70.000 Wähler stößt kein Politiker gerne vor den Kopf. Doch es ist momentan kein Wahlkampf, und darum stößt man 70.000 Fahrgäste vor den Kopf. Der Nahverkehr zählt zur Daseinsfürsorge. Er muss für alle nutzbar bleiben. Für Gelegenheitsfahrer wurde zumindest eine Hürde aufgebaut.

"Wie ein Auto vor der Tür"

Beim Fahrgastverband "Pro Bahn" sieht man die Situation differenziert. Es sei nachvollziehbar, wenn Verkehrsverbünde versuchen, ihren Abo-Absatz zu erhöhen, sagt der aus Augsburg stammende Bundesvorsitzende Jörg Bruchertseifer. "Eine Zeitkarte zu haben ist wie ein Auto vor der Tür: Man nutzt es, wenn einem danach ist." Auch das Kurzstreckenticket sei vom Umfang her mit anderen deutschen Städten vergleichbar.

"Der Punkt ist, dass die Augsburger Tarifreform wie fast überall in Deutschland nichts kosten durfte", so Bruchertseifer. Wenn es Vorteile für manche Fahrgäste gebe, seien darum Nachteile für andere die logische Folge.

Es hätte auch die Möglichkeit gegeben, dass Stadtwerke und AVV das Abo nicht auf Kosten des Bartarifs attraktiver machen, sondern weiterreichende Vergünstigen beim Abo einführen als das mit dem 9-Uhr-Euro-Abo passiert. Dafür hätte aber Steuergeld eingesetzt werden müssen, und zwar jährlich in Millionenhöhe. Die politische Diskussion war vorbei, bevor sie überhaupt angefangen hatte.

Dass das grundsätzlich geht, zeigt aber der Weg, den der AVV in den Nachbarstädten Gersthofen, Neusäß, Stadtbergen und Friedberg geht. Hier gibt es im Bartarif innerorts weiter Fahrten in Preisstufe 1, obwohl diese Städte im Innenraum liegen, der dies nicht mehr vorsieht. Möglich war das, weil die dortigen Bürgermeister Sturm liefen – und bei Landrat und AVV-Verwaltungsrats-Chef Martin Sailer ein offenes Ohr fanden. Nun wurde eine Sonderregelung gefunden, die dem AVV 400.000 Euro pro Jahr Einnahmeverluste bringen wird – auffangen muss das der Steuerzahler.

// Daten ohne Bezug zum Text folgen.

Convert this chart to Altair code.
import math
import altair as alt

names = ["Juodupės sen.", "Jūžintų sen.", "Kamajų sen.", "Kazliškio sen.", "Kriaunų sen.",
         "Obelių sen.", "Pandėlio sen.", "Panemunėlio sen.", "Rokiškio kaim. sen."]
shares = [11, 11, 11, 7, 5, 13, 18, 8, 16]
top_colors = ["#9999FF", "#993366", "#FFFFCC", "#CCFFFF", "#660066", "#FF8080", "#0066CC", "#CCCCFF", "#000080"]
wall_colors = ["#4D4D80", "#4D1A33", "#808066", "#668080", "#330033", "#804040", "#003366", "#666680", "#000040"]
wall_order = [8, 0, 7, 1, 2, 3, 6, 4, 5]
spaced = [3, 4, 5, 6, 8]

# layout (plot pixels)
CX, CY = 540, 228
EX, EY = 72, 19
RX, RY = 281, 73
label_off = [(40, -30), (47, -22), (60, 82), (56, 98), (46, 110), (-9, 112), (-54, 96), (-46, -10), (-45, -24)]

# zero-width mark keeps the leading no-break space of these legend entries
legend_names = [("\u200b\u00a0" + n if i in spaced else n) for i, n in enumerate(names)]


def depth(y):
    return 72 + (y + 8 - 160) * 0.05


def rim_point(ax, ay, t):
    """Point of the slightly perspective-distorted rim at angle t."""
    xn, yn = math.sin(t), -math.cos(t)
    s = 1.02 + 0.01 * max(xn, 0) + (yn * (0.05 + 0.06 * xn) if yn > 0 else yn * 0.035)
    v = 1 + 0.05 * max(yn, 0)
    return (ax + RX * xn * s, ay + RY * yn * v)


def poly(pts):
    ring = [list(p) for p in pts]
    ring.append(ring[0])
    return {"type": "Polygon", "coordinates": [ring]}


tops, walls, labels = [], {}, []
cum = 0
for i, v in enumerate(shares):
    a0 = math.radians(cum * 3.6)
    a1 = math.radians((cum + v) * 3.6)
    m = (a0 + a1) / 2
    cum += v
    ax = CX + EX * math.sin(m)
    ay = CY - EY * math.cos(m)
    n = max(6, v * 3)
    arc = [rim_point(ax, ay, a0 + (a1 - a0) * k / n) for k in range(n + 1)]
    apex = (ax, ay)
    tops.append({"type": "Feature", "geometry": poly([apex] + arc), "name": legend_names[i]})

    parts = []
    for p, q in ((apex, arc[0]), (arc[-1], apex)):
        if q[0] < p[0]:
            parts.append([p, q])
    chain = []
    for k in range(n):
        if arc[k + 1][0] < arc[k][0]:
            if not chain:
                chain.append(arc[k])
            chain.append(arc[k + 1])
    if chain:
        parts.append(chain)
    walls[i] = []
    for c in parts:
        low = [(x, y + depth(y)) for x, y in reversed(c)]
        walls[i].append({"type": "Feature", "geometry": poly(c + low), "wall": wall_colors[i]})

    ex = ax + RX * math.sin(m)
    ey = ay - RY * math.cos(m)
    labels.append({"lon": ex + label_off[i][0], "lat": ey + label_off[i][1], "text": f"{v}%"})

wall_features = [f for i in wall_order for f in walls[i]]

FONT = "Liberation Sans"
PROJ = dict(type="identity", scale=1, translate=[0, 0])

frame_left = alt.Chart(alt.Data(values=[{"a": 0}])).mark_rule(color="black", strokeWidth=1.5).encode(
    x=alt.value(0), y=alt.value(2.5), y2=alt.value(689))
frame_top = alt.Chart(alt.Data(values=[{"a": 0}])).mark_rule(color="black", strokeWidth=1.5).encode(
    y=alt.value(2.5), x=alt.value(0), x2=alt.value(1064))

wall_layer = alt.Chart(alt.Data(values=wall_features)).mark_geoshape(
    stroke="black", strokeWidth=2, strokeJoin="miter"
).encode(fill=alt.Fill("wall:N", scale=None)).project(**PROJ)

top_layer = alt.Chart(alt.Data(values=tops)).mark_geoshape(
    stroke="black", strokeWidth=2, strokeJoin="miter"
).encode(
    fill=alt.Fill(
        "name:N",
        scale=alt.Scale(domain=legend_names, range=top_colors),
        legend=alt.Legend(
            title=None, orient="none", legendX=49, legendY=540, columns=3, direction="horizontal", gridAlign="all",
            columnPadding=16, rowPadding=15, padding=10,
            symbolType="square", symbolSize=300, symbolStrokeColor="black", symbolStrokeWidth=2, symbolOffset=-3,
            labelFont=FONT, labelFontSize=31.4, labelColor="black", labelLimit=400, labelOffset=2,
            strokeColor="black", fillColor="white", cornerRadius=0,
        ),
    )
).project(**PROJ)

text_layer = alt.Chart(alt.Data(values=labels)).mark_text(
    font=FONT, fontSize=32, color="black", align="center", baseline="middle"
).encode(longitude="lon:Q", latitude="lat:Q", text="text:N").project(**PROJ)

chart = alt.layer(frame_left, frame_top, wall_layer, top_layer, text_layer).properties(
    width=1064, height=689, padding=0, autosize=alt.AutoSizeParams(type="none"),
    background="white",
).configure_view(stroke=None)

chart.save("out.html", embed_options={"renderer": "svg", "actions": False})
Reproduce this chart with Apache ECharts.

Die Zeit für Wahlgeschenke?

Eine Hoffnung können sich diejenigen Fahrgäste aus Augsburg, die verärgert sind, machen. Die Politik fordert eine Bestandsaufnahme über die Folgen der Tarifreform zwei Jahre nach dem Inkrafttreten, um dann gegebenenfalls über Verbesserungen zu beraten. Das wird voraussichtlich im Januar 2020 sein. Vielleicht ist das die Zeit für Wahlgeschenke – zwei Monate später wird gewählt.